> **WHAT IS REQUIRED**: Below this line is a set of entries; quote exactly the lines from the line that contains "Reproduce this chart with matplotlib." to the line that contains "0.060, 1.00, 1.35]", both lines included.
───── RECORDS TO PROCESS
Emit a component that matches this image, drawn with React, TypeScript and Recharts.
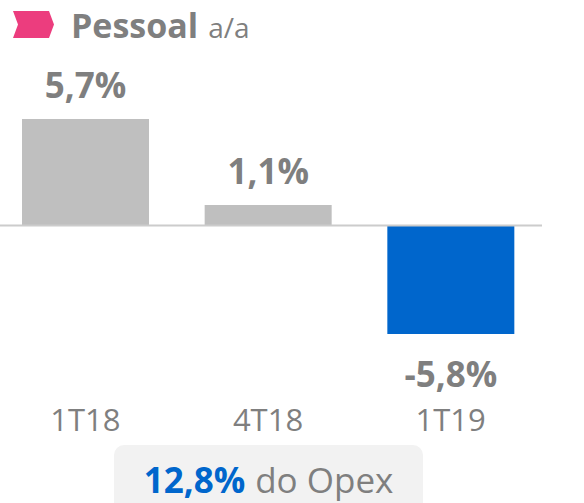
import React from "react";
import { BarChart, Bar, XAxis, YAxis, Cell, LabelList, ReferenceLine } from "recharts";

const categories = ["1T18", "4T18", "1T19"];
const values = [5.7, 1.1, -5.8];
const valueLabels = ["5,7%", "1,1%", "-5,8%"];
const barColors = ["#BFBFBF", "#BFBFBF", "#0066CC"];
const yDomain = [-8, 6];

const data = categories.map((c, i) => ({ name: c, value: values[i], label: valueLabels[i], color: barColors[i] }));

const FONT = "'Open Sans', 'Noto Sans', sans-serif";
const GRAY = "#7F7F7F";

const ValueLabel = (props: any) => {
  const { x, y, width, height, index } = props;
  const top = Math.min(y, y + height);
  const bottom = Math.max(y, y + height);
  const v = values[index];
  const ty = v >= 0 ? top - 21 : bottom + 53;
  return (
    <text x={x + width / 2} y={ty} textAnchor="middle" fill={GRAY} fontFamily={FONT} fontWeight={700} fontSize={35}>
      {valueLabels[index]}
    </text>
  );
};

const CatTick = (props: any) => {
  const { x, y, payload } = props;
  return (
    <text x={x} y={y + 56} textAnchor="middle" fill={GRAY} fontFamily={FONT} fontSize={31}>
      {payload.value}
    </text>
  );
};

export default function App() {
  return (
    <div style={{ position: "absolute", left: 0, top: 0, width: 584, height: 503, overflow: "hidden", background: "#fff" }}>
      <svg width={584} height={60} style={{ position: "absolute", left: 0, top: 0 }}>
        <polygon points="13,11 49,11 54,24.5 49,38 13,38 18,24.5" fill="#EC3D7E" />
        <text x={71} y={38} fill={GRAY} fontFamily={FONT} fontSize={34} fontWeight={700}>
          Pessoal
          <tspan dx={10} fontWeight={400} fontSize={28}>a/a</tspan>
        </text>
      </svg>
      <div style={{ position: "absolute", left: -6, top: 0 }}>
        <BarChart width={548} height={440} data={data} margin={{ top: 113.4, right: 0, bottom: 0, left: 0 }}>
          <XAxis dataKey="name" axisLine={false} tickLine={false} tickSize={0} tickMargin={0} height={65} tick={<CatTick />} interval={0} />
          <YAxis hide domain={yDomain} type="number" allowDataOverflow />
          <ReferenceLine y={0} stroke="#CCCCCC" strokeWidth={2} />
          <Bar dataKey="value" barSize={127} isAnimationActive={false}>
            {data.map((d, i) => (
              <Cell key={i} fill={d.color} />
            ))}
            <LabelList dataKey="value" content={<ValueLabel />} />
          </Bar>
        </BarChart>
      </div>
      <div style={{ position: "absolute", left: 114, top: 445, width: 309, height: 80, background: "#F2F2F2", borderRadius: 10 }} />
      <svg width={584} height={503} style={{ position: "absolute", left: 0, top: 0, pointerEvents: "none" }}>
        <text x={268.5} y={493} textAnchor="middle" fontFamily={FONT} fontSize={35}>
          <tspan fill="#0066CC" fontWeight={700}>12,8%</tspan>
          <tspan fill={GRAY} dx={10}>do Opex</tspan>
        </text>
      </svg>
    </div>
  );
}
──────────
───── RECORDS TO PROCESS
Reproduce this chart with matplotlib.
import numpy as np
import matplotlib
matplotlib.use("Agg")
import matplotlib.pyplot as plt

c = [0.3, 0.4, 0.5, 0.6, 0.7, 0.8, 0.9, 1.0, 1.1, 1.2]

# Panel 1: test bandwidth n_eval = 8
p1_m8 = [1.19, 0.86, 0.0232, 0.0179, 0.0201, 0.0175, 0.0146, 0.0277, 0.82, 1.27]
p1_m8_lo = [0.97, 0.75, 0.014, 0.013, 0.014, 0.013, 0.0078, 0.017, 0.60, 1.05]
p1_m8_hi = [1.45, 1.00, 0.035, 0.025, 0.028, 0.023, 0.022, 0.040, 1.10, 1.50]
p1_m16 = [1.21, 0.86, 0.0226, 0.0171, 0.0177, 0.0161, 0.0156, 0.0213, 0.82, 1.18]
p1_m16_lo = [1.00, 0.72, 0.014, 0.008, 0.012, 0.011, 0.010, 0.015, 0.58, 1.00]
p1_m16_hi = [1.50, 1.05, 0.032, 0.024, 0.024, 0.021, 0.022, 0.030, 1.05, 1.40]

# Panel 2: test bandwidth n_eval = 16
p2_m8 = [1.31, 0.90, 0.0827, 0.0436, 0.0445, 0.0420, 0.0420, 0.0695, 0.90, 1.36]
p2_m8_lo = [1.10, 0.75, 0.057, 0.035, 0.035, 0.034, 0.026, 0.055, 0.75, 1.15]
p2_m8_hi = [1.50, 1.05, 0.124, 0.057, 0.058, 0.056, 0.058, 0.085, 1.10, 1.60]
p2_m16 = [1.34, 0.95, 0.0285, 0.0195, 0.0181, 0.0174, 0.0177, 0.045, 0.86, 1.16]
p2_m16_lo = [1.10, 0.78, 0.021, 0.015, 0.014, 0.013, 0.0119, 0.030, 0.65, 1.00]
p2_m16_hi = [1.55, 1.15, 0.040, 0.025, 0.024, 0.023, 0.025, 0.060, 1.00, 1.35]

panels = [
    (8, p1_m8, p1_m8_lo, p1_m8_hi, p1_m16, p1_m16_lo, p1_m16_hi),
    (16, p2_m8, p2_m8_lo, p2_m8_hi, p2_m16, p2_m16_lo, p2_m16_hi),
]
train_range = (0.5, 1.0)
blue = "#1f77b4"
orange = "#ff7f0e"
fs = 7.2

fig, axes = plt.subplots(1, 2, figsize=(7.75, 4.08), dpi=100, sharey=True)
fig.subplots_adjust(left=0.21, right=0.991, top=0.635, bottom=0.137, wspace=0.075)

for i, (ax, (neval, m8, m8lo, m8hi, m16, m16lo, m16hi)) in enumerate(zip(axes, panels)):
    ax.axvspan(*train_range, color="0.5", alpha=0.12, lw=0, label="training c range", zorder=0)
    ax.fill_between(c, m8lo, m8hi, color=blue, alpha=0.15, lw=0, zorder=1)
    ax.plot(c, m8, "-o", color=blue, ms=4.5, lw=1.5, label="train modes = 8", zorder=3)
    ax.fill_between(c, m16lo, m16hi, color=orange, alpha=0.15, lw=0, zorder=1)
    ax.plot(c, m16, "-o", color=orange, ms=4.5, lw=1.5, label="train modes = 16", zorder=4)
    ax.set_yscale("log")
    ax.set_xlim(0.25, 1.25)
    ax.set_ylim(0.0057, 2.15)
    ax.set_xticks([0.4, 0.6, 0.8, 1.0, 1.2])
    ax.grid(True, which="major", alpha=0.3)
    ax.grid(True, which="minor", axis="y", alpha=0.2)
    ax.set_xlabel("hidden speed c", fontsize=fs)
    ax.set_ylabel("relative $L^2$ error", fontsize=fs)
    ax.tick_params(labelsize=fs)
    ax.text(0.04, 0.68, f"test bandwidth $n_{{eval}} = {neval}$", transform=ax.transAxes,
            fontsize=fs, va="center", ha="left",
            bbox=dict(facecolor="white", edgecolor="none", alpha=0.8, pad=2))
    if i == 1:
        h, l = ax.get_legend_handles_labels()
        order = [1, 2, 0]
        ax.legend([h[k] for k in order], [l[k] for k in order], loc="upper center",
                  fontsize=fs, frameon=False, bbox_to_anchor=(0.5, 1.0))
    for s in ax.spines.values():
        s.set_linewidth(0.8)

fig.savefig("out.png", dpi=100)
──────────
> **WRITTEN SOLUTION**:
Reproduce this chart with matplotlib.
import numpy as np
import matplotlib
matplotlib.use("Agg")
import matplotlib.pyplot as plt

c = [0.3, 0.4, 0.5, 0.6, 0.7, 0.8, 0.9, 1.0, 1.1, 1.2]

# Panel 1: test bandwidth n_eval = 8
p1_m8 = [1.19, 0.86, 0.0232, 0.0179, 0.0201, 0.0175, 0.0146, 0.0277, 0.82, 1.27]
p1_m8_lo = [0.97, 0.75, 0.014, 0.013, 0.014, 0.013, 0.0078, 0.017, 0.60, 1.05]
p1_m8_hi = [1.45, 1.00, 0.035, 0.025, 0.028, 0.023, 0.022, 0.040, 1.10, 1.50]
p1_m16 = [1.21, 0.86, 0.0226, 0.0171, 0.0177, 0.0161, 0.0156, 0.0213, 0.82, 1.18]
p1_m16_lo = [1.00, 0.72, 0.014, 0.008, 0.012, 0.011, 0.010, 0.015, 0.58, 1.00]
p1_m16_hi = [1.50, 1.05, 0.032, 0.024, 0.024, 0.021, 0.022, 0.030, 1.05, 1.40]

# Panel 2: test bandwidth n_eval = 16
p2_m8 = [1.31, 0.90, 0.0827, 0.0436, 0.0445, 0.0420, 0.0420, 0.0695, 0.90, 1.36]
p2_m8_lo = [1.10, 0.75, 0.057, 0.035, 0.035, 0.034, 0.026, 0.055, 0.75, 1.15]
p2_m8_hi = [1.50, 1.05, 0.124, 0.057, 0.058, 0.056, 0.058, 0.085, 1.10, 1.60]
p2_m16 = [1.34, 0.95, 0.0285, 0.0195, 0.0181, 0.0174, 0.0177, 0.045, 0.86, 1.16]
p2_m16_lo = [1.10, 0.78, 0.021, 0.015, 0.014, 0.013, 0.0119, 0.030, 0.65, 1.00]
p2_m16_hi = [1.55, 1.15, 0.040, 0.025, 0.024, 0.023, 0.025, 0.060, 1.00, 1.35]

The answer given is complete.